=== Material supplied ===

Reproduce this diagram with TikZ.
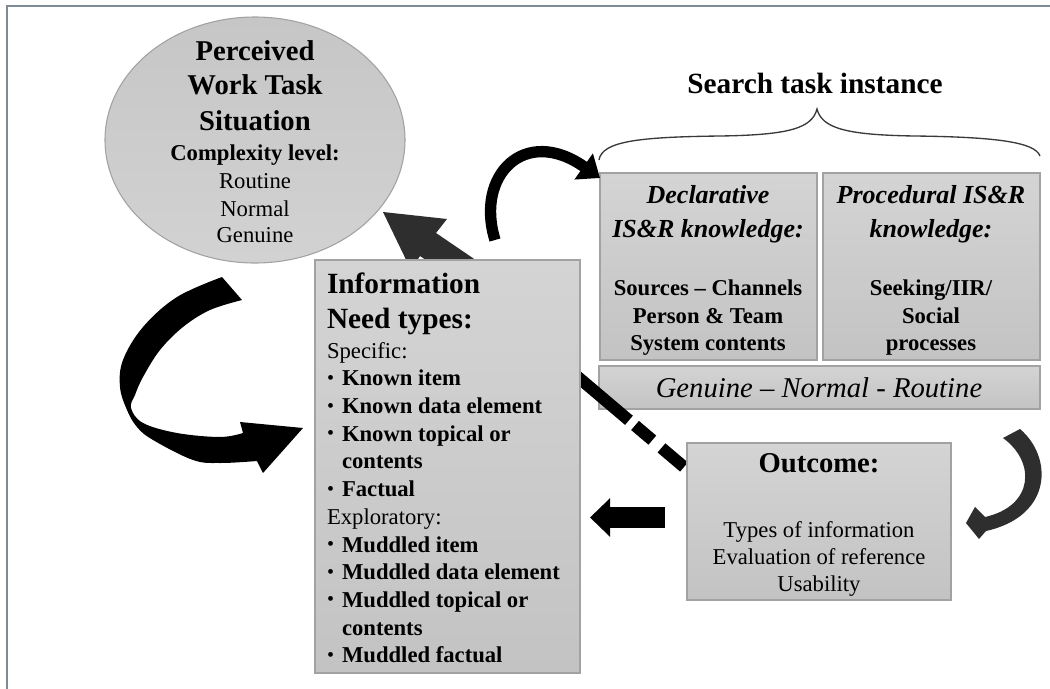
\documentclass[tikz,border=0pt]{standalone}
\usepackage{fontspec}
\setmainfont{Liberation Serif}
\usetikzlibrary{shapes.geometric,arrows.meta,fit}

\definecolor{boxedge}{HTML}{A2A2A2}
\definecolor{boxtop}{HTML}{D4D4D4}
\definecolor{boxbot}{HTML}{C3C3C3}
\definecolor{ovaltop}{HTML}{C6C6C6}
\definecolor{ovalbot}{HTML}{D2D2D2}
\definecolor{frameline}{HTML}{7F8B96}
\definecolor{darkarrow}{HTML}{2E2E2E}
\definecolor{bracegray}{HTML}{3A3A3A}

\newcommand\bul{\makebox[11.25pt][l]{\raisebox{0.8pt}{\fontsize{15}{15}\selectfont\textbullet}}}
\newcommand\ind{\hspace*{11.25pt}}

\begin{document}
\begin{tikzpicture}[x=0.75pt,y=-0.75pt,
  panel/.style={draw=boxedge, line width=0.8pt, top color=boxtop, bottom color=boxbot, inner sep=0pt},
  txt/.style={anchor=base, inner sep=0pt, outer sep=0pt},
  ltxt/.style={anchor=base west, inner sep=0pt, outer sep=0pt},
  bigbold/.style={font=\fontsize{21.5}{26}\selectfont\bfseries},
  midbold/.style={font=\fontsize{17}{20}\selectfont\bfseries},
  plain/.style={font=\fontsize{17}{20}\selectfont},
  knowhead/.style={font=\fontsize{19.5}{24}\selectfont\bfseries\itshape},
]
\useasboundingbox (0,0) rectangle (1050,689);
\fill[white] (0,0) rectangle (1050,689);
\draw[frameline, line width=1.5pt] (7,689) -- (7,6) -- (1050,6);

% ---- perceived work task situation ----
\node[ellipse, draw=boxedge, line width=0.8pt, top color=ovaltop, bottom color=ovalbot,
      minimum width=225pt, minimum height=184.5pt, inner sep=0pt] (wts) at (255,140) {};
\node[txt, bigbold] (wts1) at (255,60) {Perceived};
\node[txt, bigbold] (wts2) at (255,94) {Work Task};
\node[txt, bigbold] (wts3) at (255,130) {Situation};
\node[txt, midbold] (wts4) at (255,160) {Complexity level:};
\node[txt, plain] (wts5) at (255,188) {Routine};
\node[txt, plain] (wts6) at (255,216) {Normal};
\node[txt, plain] (wts7) at (255,242) {Genuine};

% ---- arrow from the need types up to the work task (partly behind the box) ----
\fill[darkarrow] (383,212) -- (447,219) -- (436,233) -- (486,267) -- (470,290)
  -- (420,256) -- (411,270) -- cycle;

% ---- search task instance ----
\node[txt, font=\fontsize{22}{26}\selectfont\bfseries] (sti) at (815,93) {Search task instance};
\draw[bracegray, line width=1pt]
  (599,160) .. controls (602,141) and (640,137) .. (720,136)
  .. controls (790,135) and (812,128) .. (817,109)
  .. controls (822,128) and (845,135) .. (915,136)
  .. controls (995,137) and (1035,142) .. (1040,156);

\node[panel, fit={(600,173) (817,360)}] (decl) {};
\node[panel, fit={(823,173) (1040,360)}] (proc) {};
\node[panel, fit={(599,366) (1040,409)}] (level) {};

\node[txt, knowhead] (decl1) at (708,203) {Declarative};
\node[txt, knowhead] (decl2) at (708,237) {IS\&R knowledge:};
\node[txt, midbold] (decl3) at (708,295) {Sources – Channels};
\node[txt, midbold] (decl4) at (708,323) {Person \& Team};
\node[txt, midbold] (decl5) at (708,350) {System contents};

\node[txt, knowhead] (proc1) at (931,203) {Procedural IS\&R};
\node[txt, knowhead] (proc2) at (931,237) {knowledge:};
\node[txt, midbold] (proc3) at (931,295) {Seeking/IIR/};
\node[txt, midbold] (proc4) at (931,323) {Social};
\node[txt, midbold] (proc5) at (931,350) {processes};

\node[txt, font=\fontsize{21.5}{26}\selectfont\itshape] (level1) at (819,397) {Genuine – Normal - Routine};

% ---- dashed link from the outcome to the need types ----
\coordinate (dashA) at (572,372);
\coordinate (dashB) at (684,467);
\draw[black, line width=9pt, dash pattern=on 56pt off 6pt on 17pt off 9pt on 30pt] (dashA) -- (dashB);

% ---- information need types ----
\node[panel, fit={(315,260) (580,673)}] (need) {};
\node[ltxt, font=\fontsize{22}{26}\selectfont\bfseries] (need1) at (327,293) {Information};
\node[ltxt, font=\fontsize{22}{26}\selectfont\bfseries] (need2) at (327,328) {Need types:};
\foreach \yy/\body [count=\k] in {
  358/{Specific:},
  385.7/{\bul\textbf{Known item}},
  413.4/{\bul\textbf{Known data element}},
  441/{\bul\textbf{Known topical or}},
  468.8/{\ind\textbf{contents}},
  496.5/{\bul\textbf{Factual}},
  524/{Exploratory:},
  552/{\bul\textbf{Muddled item}},
  579.6/{\bul\textbf{Muddled data element}},
  607/{\bul\textbf{Muddled topical or}},
  635/{\ind\textbf{contents}},
  662.7/{\bul\textbf{Muddled factual}}}
  \node[ltxt, plain] (needl\k) at (327,\yy) {\body};

% ---- outcome ----
\node[panel, fit={(687,443) (951,600)}] (outc) {};
\node[txt, font=\fontsize{21.5}{26}\selectfont\bfseries] (outc1) at (819,472) {Outcome:};
\node[txt, plain] (outc2) at (819,537) {Types of information};
\node[txt, plain] (outc3) at (819,564) {Evaluation of reference};
\node[txt, plain] (outc4) at (819,591) {Usability};

% ---- arrows ----
% outcome back to the need types
\coordinate (backA) at (665,517.5);
\coordinate (backB) at (590,517.5);
\draw[black, line width=15.75pt, -{Triangle[length=15pt,width=28pt]}] (backA) -- (backB);

% level bar round to the outcome (tapering ribbon)
\fill[darkarrow]
  (1003,438) -- (1020,429)
  .. controls (1053,457) and (1053,516) .. (986,531)
  -- (979,539) -- (966,523) -- (975,507) -- (985,517)
  .. controls (1034,506) and (1036,462) .. (1003,438) -- cycle;

% need types over to the search task instance
\coordinate (topA) at (495,240);
\coordinate (topB) at (600,178);
\draw[black, line width=8.5pt, -{Triangle[length=15pt,width=23pt]}]
  (topA) .. controls (475,175) and (525,125) .. (topB);

% work task round into the need types (ribbon arrow)
\fill[black]
  plot[smooth, tension=0.6] coordinates {(222,277) (177,297) (143,327) (123,360) (120,387) (127,410) (137,427) (153,440) (193,460) (220,463) (257,461)}
  -- (263,473) -- (303,428) -- (240,422) -- (243,433)
  -- plot[smooth, tension=0.6] coordinates {(243,433) (220,437) (177,433) (143,423) (131,408) (135,395) (143,377) (160,350) (183,327) (210,310) (242,300)}
  -- cycle;
\end{tikzpicture}
\end{document}
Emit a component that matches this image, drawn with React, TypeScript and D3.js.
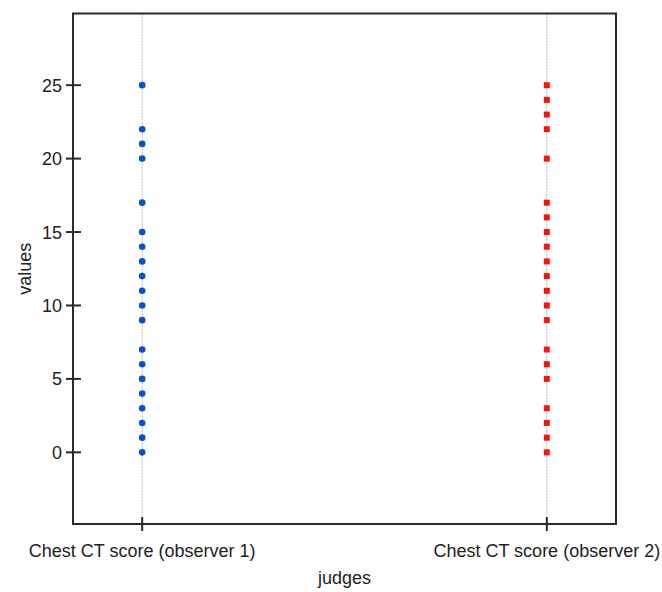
import React from "react";
import * as d3 from "d3";

const categories = ["Chest CT score (observer 1)", "Chest CT score (observer 2)"];
const observer1 = [0, 1, 2, 3, 4, 5, 6, 7, 9, 10, 11, 12, 13, 14, 15, 17, 20, 21, 22, 25];
const observer2 = [0, 1, 2, 3, 5, 6, 7, 9, 10, 11, 12, 13, 14, 15, 16, 17, 20, 22, 23, 24, 25];
const yTicks = [0, 5, 10, 15, 20, 25];
const xTitle = "judges";
const yTitle = "values";

const W = 662;
const H = 592;
const L = 73, R = 616, T = 13.5, B = 524;

export default function App() {
  const x = d3.scalePoint<string>().domain(categories).range([L, R]).padding(0.171);
  const y = d3.scaleLinear().domain([-4.88, 29.88]).range([B, T]);
  const font = "'Liberation Sans', Arial, sans-serif";
  const axisColor = "#2a2a2a";
  return (
    <svg width={W} height={H} style={{ position: "absolute", left: 0, top: 0, background: "#fff" }}>
      {categories.map((c) => (
        <line key={c} x1={x(c)} x2={x(c)} y1={T} y2={B} stroke="#bdbdbd" strokeWidth={1} strokeDasharray="2,1" />
      ))}
      <rect x={L} y={T} width={R - L} height={B - T} fill="none" stroke={axisColor} strokeWidth={2} />
      {yTicks.map((t) => (
        <g key={t}>
          <line x1={L - 7} x2={L + 8} y1={y(t)} y2={y(t)} stroke={axisColor} strokeWidth={2} />
          <text x={62} y={y(t)} dy="0.36em" textAnchor="end" fontFamily={font} fontSize={18} fill="#222">{t}</text>
        </g>
      ))}
      {categories.map((c) => (
        <g key={"t" + c}>
          <line x1={x(c)} x2={x(c)} y1={B - 7} y2={B + 7} stroke={axisColor} strokeWidth={2} />
          <text x={x(c)} y={557} textAnchor="middle" fontFamily={font} fontSize={18} fill="#222">{c}</text>
        </g>
      ))}
      <text x={(L + R) / 2} y={584} textAnchor="middle" fontFamily={font} fontSize={18} fill="#222">{xTitle}</text>
      <text transform={`translate(31,${(T + B) / 2}) rotate(-90)`} textAnchor="middle" fontFamily={font} fontSize={18} fill="#222">{yTitle}</text>
      {observer1.map((v, i) => (
        <circle key={"a" + i} cx={x(categories[0])} cy={y(v)} r={3.3} fill="#0a4fcf" />
      ))}
      {observer2.map((v, i) => (
        <rect key={"b" + i} x={(x(categories[1]) as number) - 3} y={y(v) - 3} width={6} height={6} fill="#ff1010" />
      ))}
    </svg>
  );
}
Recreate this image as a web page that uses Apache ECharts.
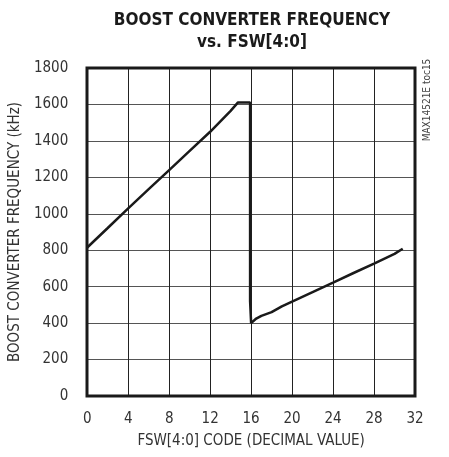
<!DOCTYPE html>
<html>
<head>
<meta charset="utf-8">
<script src="https://cdn.jsdelivr.net/npm/echarts@6/dist/echarts.min.js"></script>
<style>
  html, body { margin: 0; padding: 0; background: #fff; }
  #chart { width: 449px; height: 457px; }
</style>
</head>
<body>
<div id="chart"></div>
<script>
// FSW code vs boost frequency (kHz)
const fswCode = [0, 2, 4, 6, 8, 10, 12, 14, 14.7, 15.9, 15.9, 16, 16.5, 17, 18, 19, 20, 22, 24, 26, 28, 30, 30.8];
const freqKHz = [815, 922, 1030, 1135, 1240, 1345, 1450, 1565, 1610, 1610, 520, 400, 425, 440, 460, 492, 518, 570, 622, 675, 727, 780, 808];
const xTicks = [0, 4, 8, 12, 16, 20, 24, 28, 32];
const yTicks = [0, 200, 400, 600, 800, 1000, 1200, 1400, 1600, 1800];

const font = '"DejaVu Sans Condensed", "Liberation Sans Narrow", sans-serif';
const chart = echarts.init(document.getElementById('chart'));

const option = {
  animation: false,
  title: {
    text: 'BOOST CONVERTER FREQUENCY\nvs. FSW[4:0]',
    left: 247,
    top: 5,
    textAlign: 'center',
    textStyle: {
      fontFamily: font,
      fontWeight: 'bold',
      fontSize: 17,
      lineHeight: 22,
      color: '#1a1a1a'
    }
  },
  grid: { left: 87, right: 34, top: 68, bottom: 61 },
  xAxis: {
    type: 'value',
    min: 0,
    max: 32,
    interval: 4,
    name: 'FSW[4:0] CODE (DECIMAL VALUE)',
    nameLocation: 'middle',
    nameGap: 38,
    nameTextStyle: { fontFamily: font, fontSize: 15, color: '#333' },
    axisLine: { show: false },
    axisTick: { show: false },
    axisLabel: {
      margin: 16,
      fontFamily: font,
      fontSize: 15,
      color: '#333',
      formatter: v => xTicks.includes(v) ? String(v) : ''
    },
    splitLine: { show: true, lineStyle: { color: '#222', width: 1 } }
  },
  yAxis: {
    type: 'value',
    min: 0,
    max: 1800,
    interval: 200,
    name: 'BOOST CONVERTER FREQUENCY (kHz)',
    nameLocation: 'middle',
    nameGap: 56,
    nameTextStyle: { fontFamily: font, fontSize: 15, color: '#333' },
    axisLine: { show: false },
    axisTick: { show: false },
    axisLabel: {
      margin: 19,
      fontFamily: font,
      fontSize: 15,
      color: '#333',
      formatter: v => yTicks.includes(v) ? String(v) : ''
    },
    splitLine: { show: true, lineStyle: { color: '#555', width: 1 } }
  },
  series: [
    {
      type: 'line',
      data: fswCode.map((x, i) => [x, freqKHz[i]]),
      showSymbol: false,
      lineStyle: { color: '#1a1a1a', width: 2.5 },
      z: 5
    }
  ],
  graphic: [
    {
      type: 'rect',
      shape: { x: 87, y: 68, width: 328, height: 328 },
      style: { fill: 'none', stroke: '#1a1a1a', lineWidth: 3 },
      z: 10
    },
    {
      type: 'text',
      x: 427,
      y: 100,
      rotation: Math.PI / 2,
      style: {
        text: 'MAX14521E toc15',
        fontFamily: font,
        fontSize: 10,
        fill: '#444',
        align: 'center',
        verticalAlign: 'middle'
      }
    }
  ]
};

chart.setOption(option);
window.addEventListener('resize', () => chart.resize());
</script>
</body>
</html>
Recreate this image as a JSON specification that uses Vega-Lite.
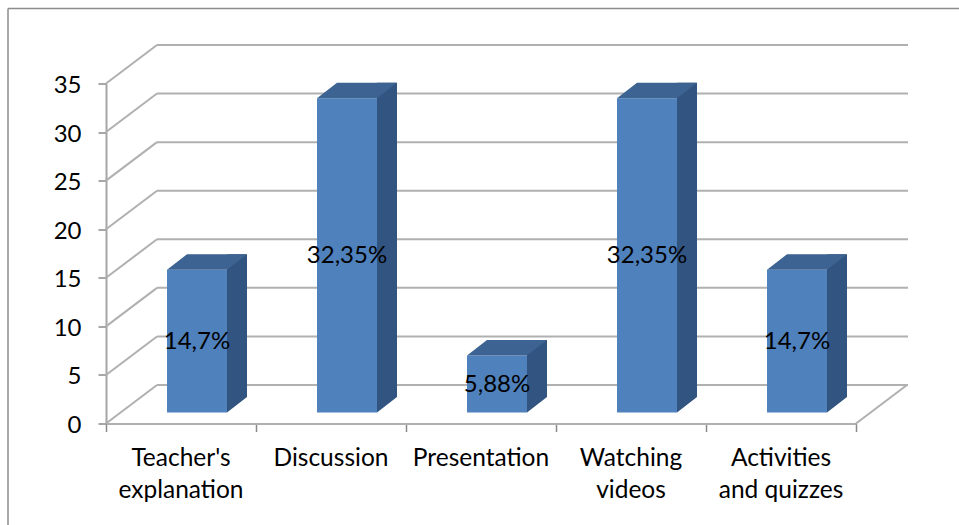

=== The task ===
Gather every line from the listing above in which "React" appears, and copy those lines.

=== Exercise output ===
Emit a component that matches this image, drawn with React, TypeScript and D3.js.
import React from "react";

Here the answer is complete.